* **What is asked**
Make an exact copy of the data below, leaving out every picture.
━━ Data excerpt
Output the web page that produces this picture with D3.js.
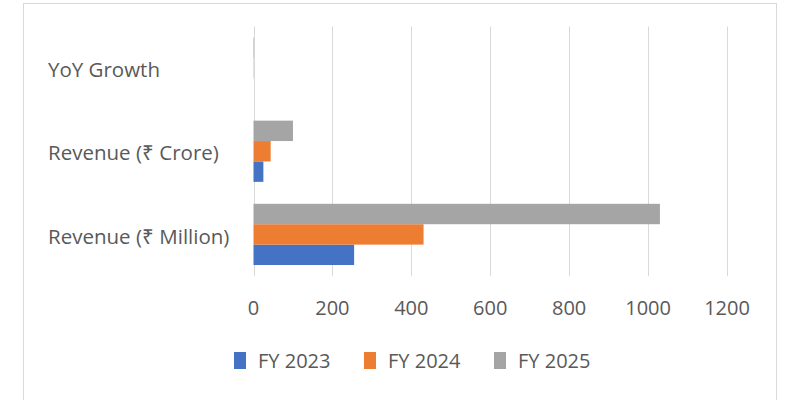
<!DOCTYPE html>
<html>
<head>
<meta charset="utf-8">
<script src="https://cdn.jsdelivr.net/npm/d3@7"></script>
<style>
  body { margin: 0; background: #fff; }
  svg { display: block; }
</style>
</head>
<body>
<div id="chart"></div>
<script>
// categories bottom-to-top as in the picture
const categories = ["Revenue (₹ Million)", "Revenue (₹ Crore)", "YoY Growth"];
const seriesNames = ["FY 2023", "FY 2024", "FY 2025"];
const fy2023 = [255, 25, null];
const fy2024 = [431, 43.5, 0.69];
const fy2025 = [1030, 100, 1.39];
const xTicks = [0, 200, 400, 600, 800, 1000, 1200];
const colors = ["#4472c4", "#ed7d31", "#a5a5a5"];

const width = 800, height = 400;
const seriesValues = [fy2023, fy2024, fy2025];

const svg = d3.select("#chart").append("svg")
    .attr("width", width)
    .attr("height", height);

// chart frame
svg.append("rect")
    .attr("x", 23.5)
    .attr("y", 3.5)
    .attr("width", 753)
    .attr("height", 430)
    .attr("fill", "#fff")
    .attr("stroke", "#d9d9d9");

const x = d3.scaleLinear()
    .domain([0, 1200])
    .range([253.5, 727]);

const y = d3.scaleBand()
    .domain(categories)
    .range([276, 26.5]);   // first category at the bottom

// bars inside each band, FY 2025 on top
const gap = y.bandwidth() * 0.132;
const inner = d3.scaleBand()
    .domain(seriesNames.slice().reverse())
    .range([gap, y.bandwidth() - gap]);

// gridlines
svg.append("g")
    .selectAll("line")
    .data(xTicks)
    .enter().append("line")
    .attr("x1", d => Math.round(x(d)) + 0.5)
    .attr("x2", d => Math.round(x(d)) + 0.5)
    .attr("y1", 26.5)
    .attr("y2", 276)
    .attr("stroke", "#d9d9d9")
    .attr("stroke-width", 1);

// bars
const rows = [];
seriesNames.forEach((s, i) => {
  categories.forEach((c, j) => {
    const v = seriesValues[i][j];
    if (v != null) rows.push({ series: s, cat: c, value: v, color: colors[i] });
  });
});

svg.append("g")
    .selectAll("rect")
    .data(rows)
    .enter().append("rect")
    .attr("x", x(0))
    .attr("y", d => y(d.cat) + inner(d.series))
    .attr("width", d => x(d.value) - x(0))
    .attr("height", inner.bandwidth())
    .attr("fill", d => d.color);

// x tick labels
svg.append("g")
    .selectAll("text")
    .data(xTicks)
    .enter().append("text")
    .attr("x", d => x(d))
    .attr("y", 315)
    .attr("text-anchor", "middle")
    .attr("font-family", "Open Sans")
    .attr("font-size", "20px")
    .attr("fill", "#595959")
    .text(d => d);

// category labels
svg.append("g")
    .selectAll("text")
    .data(categories)
    .enter().append("text")
    .attr("x", 48)
    .attr("y", d => y(d) + y.bandwidth() / 2 + 2)
    .attr("dy", "0.35em")
    .attr("font-family", "Open Sans")
    .attr("font-size", "20.5px")
    .attr("fill", "#595959")
    .text(d => d);

// legend
const legX = [234, 364, 494];
seriesNames.forEach((s, i) => {
  svg.append("rect")
      .attr("x", legX[i])
      .attr("y", 352)
      .attr("width", 12)
      .attr("height", 17)
      .attr("fill", colors[i]);

  svg.append("text")
      .attr("x", legX[i] + 24)
      .attr("y", 361)
      .attr("dy", "0.35em")
      .attr("font-family", "Open Sans")
      .attr("font-size", "20px")
      .attr("fill", "#595959")
      .text(s);
});
</script>
</body>
</html>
━━━━
* **Exercise result**
Output the web page that produces this picture with D3.js.
<!DOCTYPE html>
<html>
<head>
<meta charset="utf-8">
<script src="https://cdn.jsdelivr.net/npm/d3@7"></script>
<style>
  body { margin: 0; background: #fff; }
  svg { display: block; }
</style>
</head>
<body>
<div id="chart"></div>
<script>
// categories bottom-to-top as in the picture
const categories = ["Revenue (₹ Million)", "Revenue (₹ Crore)", "YoY Growth"];
const seriesNames = ["FY 2023", "FY 2024", "FY 2025"];
const fy2023 = [255, 25, null];
const fy2024 = [431, 43.5, 0.69];
const fy2025 = [1030, 100, 1.39];
const xTicks = [0, 200, 400, 600, 800, 1000, 1200];
const colors = ["#4472c4", "#ed7d31", "#a5a5a5"];

const width = 800, height = 400;
const seriesValues = [fy2023, fy2024, fy2025];

const svg = d3.select("#chart").append("svg")
    .attr("width", width)
    .attr("height", height);

// chart frame
svg.append("rect")
    .attr("x", 23.5)
    .attr("y", 3.5)
    .attr("width", 753)
    .attr("height", 430)
    .attr("fill", "#fff")
    .attr("stroke", "#d9d9d9");

const x = d3.scaleLinear()
    .domain([0, 1200])
    .range([253.5, 727]);

const y = d3.scaleBand()
    .domain(categories)
    .range([276, 26.5]);   // first category at the bottom

// bars inside each band, FY 2025 on top
const gap = y.bandwidth() * 0.132;
const inner = d3.scaleBand()
    .domain(seriesNames.slice().reverse())
    .range([gap, y.bandwidth() - gap]);

// gridlines
svg.append("g")
    .selectAll("line")
    .data(xTicks)
    .enter().append("line")
    .attr("x1", d => Math.round(x(d)) + 0.5)
    .attr("x2", d => Math.round(x(d)) + 0.5)
    .attr("y1", 26.5)
    .attr("y2", 276)
    .attr("stroke", "#d9d9d9")
    .attr("stroke-width", 1);

// bars
const rows = [];
seriesNames.forEach((s, i) => {
  categories.forEach((c, j) => {
    const v = seriesValues[i][j];
    if (v != null) rows.push({ series: s, cat: c, value: v, color: colors[i] });
  });
});

svg.append("g")
    .selectAll("rect")
    .data(rows)
    .enter().append("rect")
    .attr("x", x(0))
    .attr("y", d => y(d.cat) + inner(d.series))
    .attr("width", d => x(d.value) - x(0))
    .attr("height", inner.bandwidth())
    .attr("fill", d => d.color);

// x tick labels
svg.append("g")
    .selectAll("text")
    .data(xTicks)
    .enter().append("text")
    .attr("x", d => x(d))
    .attr("y", 315)
    .attr("text-anchor", "middle")
    .attr("font-family", "Open Sans")
    .attr("font-size", "20px")
    .attr("fill", "#595959")
    .text(d => d);

// category labels
svg.append("g")
    .selectAll("text")
    .data(categories)
    .enter().append("text")
    .attr("x", 48)
    .attr("y", d => y(d) + y.bandwidth() / 2 + 2)
    .attr("dy", "0.35em")
    .attr("font-family", "Open Sans")
    .attr("font-size", "20.5px")
    .attr("fill", "#595959")
    .text(d => d);

// legend
const legX = [234, 364, 494];
seriesNames.forEach((s, i) => {
  svg.append("rect")
      .attr("x", legX[i])
      .attr("y", 352)
      .attr("width", 12)
      .attr("height", 17)
      .attr("fill", colors[i]);

  svg.append("text")
      .attr("x", legX[i] + 24)
      .attr("y", 361)
      .attr("dy", "0.35em")
      .attr("font-family", "Open Sans")
      .attr("font-size", "20px")
      .attr("fill", "#595959")
      .text(s);
});
</script>
</body>
</html>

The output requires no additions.